A multivariate analysis of covariance was conducted to compare different social-emotional domains (adjusted for age and self-SES), whole amygdala volumes (adjusted for age, self-SES, and eTIV), and amygdala subnuclei volumes (adjusted for age, self-SES, and left/right amygdala volume), while partial eta squared was employed to calculate effect sizes; around 0.01 is considered a small size effect, 0.06 medium, and above 0.14 is considered large. Moreover, bivariate correlation analyses were performed to assess the relationships between social-emotional outcomes and amygdala volumes (i.e., whole and subnuclei volumetric values). For all preceding analyses, the SPSS version 28 was used, and significance level set at 0.05.
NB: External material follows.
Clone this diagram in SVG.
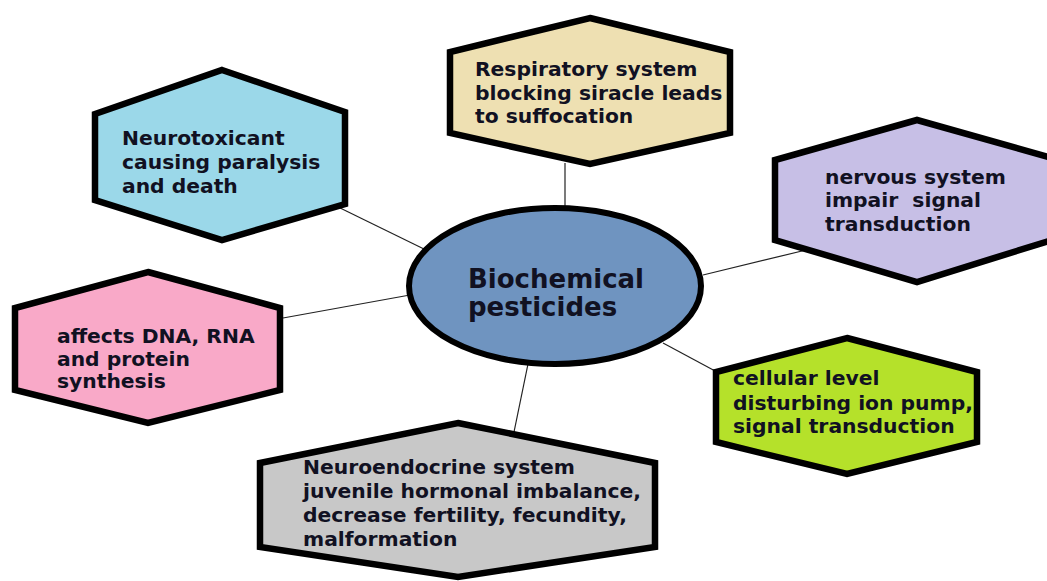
<svg xmlns="http://www.w3.org/2000/svg" width="1047" height="581" viewBox="0 0 1047 581">
<style>
.hex{stroke:#000;stroke-width:6.5;stroke-linejoin:miter}
.lbl{font-family:"DejaVu Sans","Liberation Sans",sans-serif;font-weight:bold;font-size:20.3px;fill:#111122;white-space:pre}
.ttl{font-family:"DejaVu Sans","Liberation Sans",sans-serif;font-weight:bold;font-size:26px;fill:#111122}
.con{stroke:#222;stroke-width:1.2;fill:none}
</style>
<rect width="1047" height="581" fill="#fff"/>
<g id="connectors">
<line class="con" x1="565" y1="163" x2="565" y2="209"/>
<line class="con" x1="334" y1="205" x2="426" y2="250"/>
<line class="con" x1="703" y1="275" x2="806" y2="250"/>
<line class="con" x1="283" y1="318" x2="410" y2="295"/>
<line class="con" x1="663" y1="343" x2="717" y2="372"/>
<line class="con" x1="528" y1="364" x2="514" y2="432"/>
</g>
<g id="node-respiratory">
<polygon class="hex" fill="#eee0b2" points="590,18 730,52 730,133 590,164 450,133 450,52"/>
<text class="lbl" x="475" y="76">Respiratory system</text>
<text class="lbl" x="475" y="100">blocking siracle leads</text>
<text class="lbl" x="475" y="123">to suffocation</text>
</g>
<g id="node-neurotoxicant">
<polygon class="hex" fill="#9bd8e9" points="222,70 345,112 345,204 222,240 95,200 95,114"/>
<text class="lbl" x="122" y="145">Neurotoxicant</text>
<text class="lbl" x="122" y="169">causing paralysis</text>
<text class="lbl" x="122" y="193">and death</text>
</g>
<g id="node-nervous">
<polygon class="hex" fill="#c7bfe6" points="917,120 1052,158 1052,240 917,282 775,240 775,160"/>
<text class="lbl" x="825" y="184">nervous system</text>
<text class="lbl" x="825" y="207" xml:space="preserve">impair  signal</text>
<text class="lbl" x="825" y="231">transduction</text>
</g>
<g id="node-dna">
<polygon class="hex" fill="#f9a9c8" points="148,272 280,308 280,390 148,423 15,390 15,308"/>
<text class="lbl" x="57" y="343">affects DNA, RNA</text>
<text class="lbl" x="57" y="366">and protein</text>
<text class="lbl" x="57" y="388">synthesis</text>
</g>
<g id="node-cellular">
<polygon class="hex" fill="#b5e12a" points="847,338 977,372 977,442 847,474 716,442 716,372"/>
<text class="lbl" x="733" y="385">cellular level</text>
<text class="lbl" x="733" y="410">disturbing ion pump,</text>
<text class="lbl" x="733" y="433">signal transduction</text>
</g>
<g id="node-neuroendocrine">
<polygon class="hex" fill="#c8c8c8" points="458,423 655,463 655,547 458,577 260,547 260,463"/>
<text class="lbl" x="303" y="474">Neuroendocrine system</text>
<text class="lbl" x="303" y="498">juvenile hormonal imbalance,</text>
<text class="lbl" x="303" y="522">decrease fertility, fecundity,</text>
<text class="lbl" x="303" y="546">malformation</text>
</g>
<g id="node-center">
<ellipse cx="555" cy="286" rx="146" ry="78" fill="#6f94c0" stroke="#000" stroke-width="6"/>
<text class="ttl" x="468" y="288">Biochemical</text>
<text class="ttl" x="468" y="316">pesticides</text>
</g>
</svg>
Regarding FC statistical analysis, cluster-level inferences in region of interest (ROI)-to-ROI analyses based on Threshold Free Cluster Enhancement (TFCE) approach was used (Smith and Nichols 2009). This approach is used for thresholding ROI-to-ROI parametric maps while appropriately controlling the family-wise error (FWE) rate using TFCE analyses with a FWE corrected p < 0.05 at cluster level, with the post hoc test FDR corrected p < 0.05 at connection level. Between-group differences were assessed (with age and self-SES used as covariates) with Cluster-level ROI-to-ROI based on TFCE and the ROIs selected based on the Harvard–Oxford Structures Atlas (http://fsl.fmrib.ox.ac.uk/fsl/fslwiki/Atlases) were as follows: (a) left amygdala, (b) right amygdala, and (c) MedFC. In addition, Pearson correlation analyses (i.e., each group independently) between the strength of FC and social-emotional data were also assessed with the same approach (Cluster-level ROI-to-ROI based on TFCE) and with the selected ROIs.